__Given exercise__:
Once the pictures are set aside, transcribe the remaining data exactly.

:::

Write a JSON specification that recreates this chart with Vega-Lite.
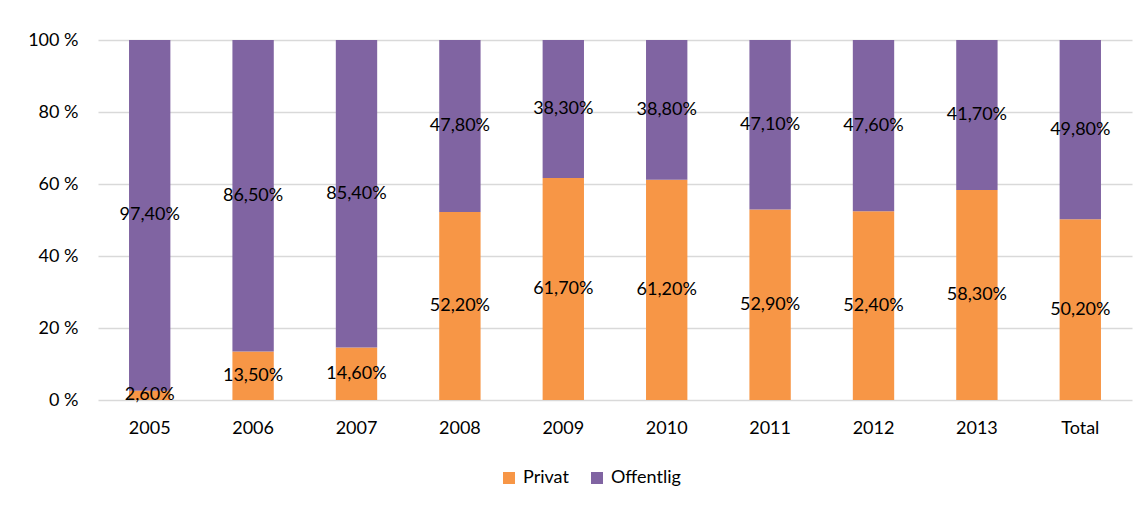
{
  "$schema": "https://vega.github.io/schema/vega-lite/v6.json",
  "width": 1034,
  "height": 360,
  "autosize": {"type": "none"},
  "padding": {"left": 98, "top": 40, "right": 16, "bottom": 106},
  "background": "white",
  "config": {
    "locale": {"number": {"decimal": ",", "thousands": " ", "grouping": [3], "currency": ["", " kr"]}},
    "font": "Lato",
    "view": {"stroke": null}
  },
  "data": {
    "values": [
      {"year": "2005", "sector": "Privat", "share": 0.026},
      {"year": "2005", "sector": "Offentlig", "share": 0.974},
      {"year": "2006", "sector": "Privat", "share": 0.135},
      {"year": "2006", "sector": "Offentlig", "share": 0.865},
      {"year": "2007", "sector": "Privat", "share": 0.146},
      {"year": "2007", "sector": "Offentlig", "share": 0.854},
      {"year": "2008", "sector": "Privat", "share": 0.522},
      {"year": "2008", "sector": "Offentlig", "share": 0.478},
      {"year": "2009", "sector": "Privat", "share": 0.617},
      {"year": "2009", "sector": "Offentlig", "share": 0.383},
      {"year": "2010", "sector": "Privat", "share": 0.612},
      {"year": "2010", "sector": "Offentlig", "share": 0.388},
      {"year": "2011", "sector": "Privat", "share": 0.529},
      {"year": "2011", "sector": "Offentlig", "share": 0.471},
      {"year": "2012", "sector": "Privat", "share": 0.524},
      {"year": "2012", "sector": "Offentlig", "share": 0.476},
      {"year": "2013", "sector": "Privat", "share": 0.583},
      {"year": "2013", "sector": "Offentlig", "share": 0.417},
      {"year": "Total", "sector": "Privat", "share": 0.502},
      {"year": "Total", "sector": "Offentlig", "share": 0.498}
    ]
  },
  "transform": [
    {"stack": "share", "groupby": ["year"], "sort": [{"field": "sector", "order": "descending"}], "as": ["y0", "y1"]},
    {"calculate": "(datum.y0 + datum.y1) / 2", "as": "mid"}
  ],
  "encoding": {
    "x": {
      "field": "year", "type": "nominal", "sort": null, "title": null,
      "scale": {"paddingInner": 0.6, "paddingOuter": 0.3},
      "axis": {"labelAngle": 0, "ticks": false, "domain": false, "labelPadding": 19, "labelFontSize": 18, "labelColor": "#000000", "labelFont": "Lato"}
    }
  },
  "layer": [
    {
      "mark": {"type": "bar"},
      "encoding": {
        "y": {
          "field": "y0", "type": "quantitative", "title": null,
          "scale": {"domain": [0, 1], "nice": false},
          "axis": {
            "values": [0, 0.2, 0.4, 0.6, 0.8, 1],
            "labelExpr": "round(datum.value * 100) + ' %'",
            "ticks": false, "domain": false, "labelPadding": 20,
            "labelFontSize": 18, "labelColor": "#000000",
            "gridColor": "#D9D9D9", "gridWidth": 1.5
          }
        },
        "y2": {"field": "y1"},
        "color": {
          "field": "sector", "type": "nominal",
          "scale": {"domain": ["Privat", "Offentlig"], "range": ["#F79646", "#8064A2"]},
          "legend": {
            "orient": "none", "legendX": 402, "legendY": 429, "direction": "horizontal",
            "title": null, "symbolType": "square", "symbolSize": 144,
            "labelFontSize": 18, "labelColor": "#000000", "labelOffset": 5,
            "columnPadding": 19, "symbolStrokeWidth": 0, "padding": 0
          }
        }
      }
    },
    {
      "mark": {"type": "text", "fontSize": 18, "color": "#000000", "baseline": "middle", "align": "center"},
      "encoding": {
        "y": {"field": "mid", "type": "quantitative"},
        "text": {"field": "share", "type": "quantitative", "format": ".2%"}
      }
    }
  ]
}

:::

__Exercise result__:
Write a JSON specification that recreates this chart with Vega-Lite.
{
  "$schema": "https://vega.github.io/schema/vega-lite/v6.json",
  "width": 1034,
  "height": 360,
  "autosize": {"type": "none"},
  "padding": {"left": 98, "top": 40, "right": 16, "bottom": 106},
  "background": "white",
  "config": {
    "locale": {"number": {"decimal": ",", "thousands": " ", "grouping": [3], "currency": ["", " kr"]}},
    "font": "Lato",
    "view": {"stroke": null}
  },
  "data": {
    "values": [
      {"year": "2005", "sector": "Privat", "share": 0.026},
      {"year": "2005", "sector": "Offentlig", "share": 0.974},
      {"year": "2006", "sector": "Privat", "share": 0.135},
      {"year": "2006", "sector": "Offentlig", "share": 0.865},
      {"year": "2007", "sector": "Privat", "share": 0.146},
      {"year": "2007", "sector": "Offentlig", "share": 0.854},
      {"year": "2008", "sector": "Privat", "share": 0.522},
      {"year": "2008", "sector": "Offentlig", "share": 0.478},
      {"year": "2009", "sector": "Privat", "share": 0.617},
      {"year": "2009", "sector": "Offentlig", "share": 0.383},
      {"year": "2010", "sector": "Privat", "share": 0.612},
      {"year": "2010", "sector": "Offentlig", "share": 0.388},
      {"year": "2011", "sector": "Privat", "share": 0.529},
      {"year": "2011", "sector": "Offentlig", "share": 0.471},
      {"year": "2012", "sector": "Privat", "share": 0.524},
      {"year": "2012", "sector": "Offentlig", "share": 0.476},
      {"year": "2013", "sector": "Privat", "share": 0.583},
      {"year": "2013", "sector": "Offentlig", "share": 0.417},
      {"year": "Total", "sector": "Privat", "share": 0.502},
      {"year": "Total", "sector": "Offentlig", "share": 0.498}
    ]
  },
  "transform": [
    {"stack": "share", "groupby": ["year"], "sort": [{"field": "sector", "order": "descending"}], "as": ["y0", "y1"]},
    {"calculate": "(datum.y0 + datum.y1) / 2", "as": "mid"}
  ],
  "encoding": {
    "x": {
      "field": "year", "type": "nominal", "sort": null, "title": null,
      "scale": {"paddingInner": 0.6, "paddingOuter": 0.3},
      "axis": {"labelAngle": 0, "ticks": false, "domain": false, "labelPadding": 19, "labelFontSize": 18, "labelColor": "#000000", "labelFont": "Lato"}
    }
  },
  "layer": [
    {
      "mark": {"type": "bar"},
      "encoding": {
        "y": {
          "field": "y0", "type": "quantitative", "title": null,
          "scale": {"domain": [0, 1], "nice": false},
          "axis": {
            "values": [0, 0.2, 0.4, 0.6, 0.8, 1],
            "labelExpr": "round(datum.value * 100) + ' %'",
            "ticks": false, "domain": false, "labelPadding": 20,
            "labelFontSize": 18, "labelColor": "#000000",
            "gridColor": "#D9D9D9", "gridWidth": 1.5
          }
        },
        "y2": {"field": "y1"},
        "color": {
          "field": "sector", "type": "nominal",
          "scale": {"domain": ["Privat", "Offentlig"], "range": ["#F79646", "#8064A2"]},
          "legend": {
            "orient": "none", "legendX": 402, "legendY": 429, "direction": "horizontal",
            "title": null, "symbolType": "square", "symbolSize": 144,
            "labelFontSize": 18, "labelColor": "#000000", "labelOffset": 5,
            "columnPadding": 19, "symbolStrokeWidth": 0, "padding": 0
          }
        }
      }
    },
    {
      "mark": {"type": "text", "fontSize": 18, "color": "#000000", "baseline": "middle", "align": "center"},
      "encoding": {
        "y": {"field": "mid", "type": "quantitative"},
        "text": {"field": "share", "type": "quantitative", "format": ".2%"}
      }
    }
  ]
}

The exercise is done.